I wanted to share Grace Glueck’s tribute to the life and art of painter Helen Frankenthaler. Glueck reviews the basic details of Frankenthaler’s life – her education in the intellectual environment of Bennington College, her marriage to painter Robert Motherwell, how long it took to become widely known, her experimentation with woodcut techniques, her love of entertaining, her passion for dancing, her creative process:

The landscapes were in my arms as I did it. I didn’t realize all that I was doing. I was trying to get at something — I didn’t know what until it was manifest. There is no formula. There are no rules. Let the picture lead you where it must go.

But I can’t help being particularly interested in Frankenthaler’s refusal to align herself with the feminist movement of the 70s. For me, being a ‘lady painter’ was never an issue, she was quoted as saying in John Gruen’s book The Party’s Over Now (1972). I don’t resent being a female painter. I don’t exploit it. I paint.

I understand that sentiment exactly. When I was acting, I was an actor, never an actress. Nor did I see myself as a female theatre director or female jewelry designer. I don’t now consider myself to be a business woman or a female writer. I work. I design. I write. Plain and simple.

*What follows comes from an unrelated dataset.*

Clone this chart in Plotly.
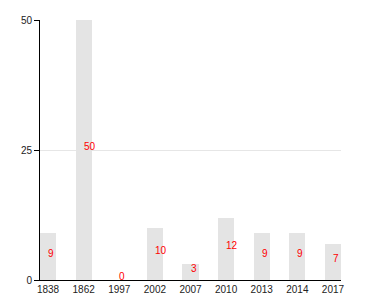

Yet it’s certainly well worth noting that Frankenthaler and Motherwell came from prosperous families. I think of Virginia Woolf and A Room of One’s Own, in which she declares that in order to be a writer a woman must have 500 pounds a year and a room with a lock on the door.

Had Woolf not been bequeathed such a yearly amount to sustain her by a wealthy relative, I have always wondered whether she would have succeeded as a writer.

And I can’t help asking the same question about Frankenthaler. The support of her prosperous family does not take away from her talent, yet perhaps it made it easier not to “need” the women’s movement for support.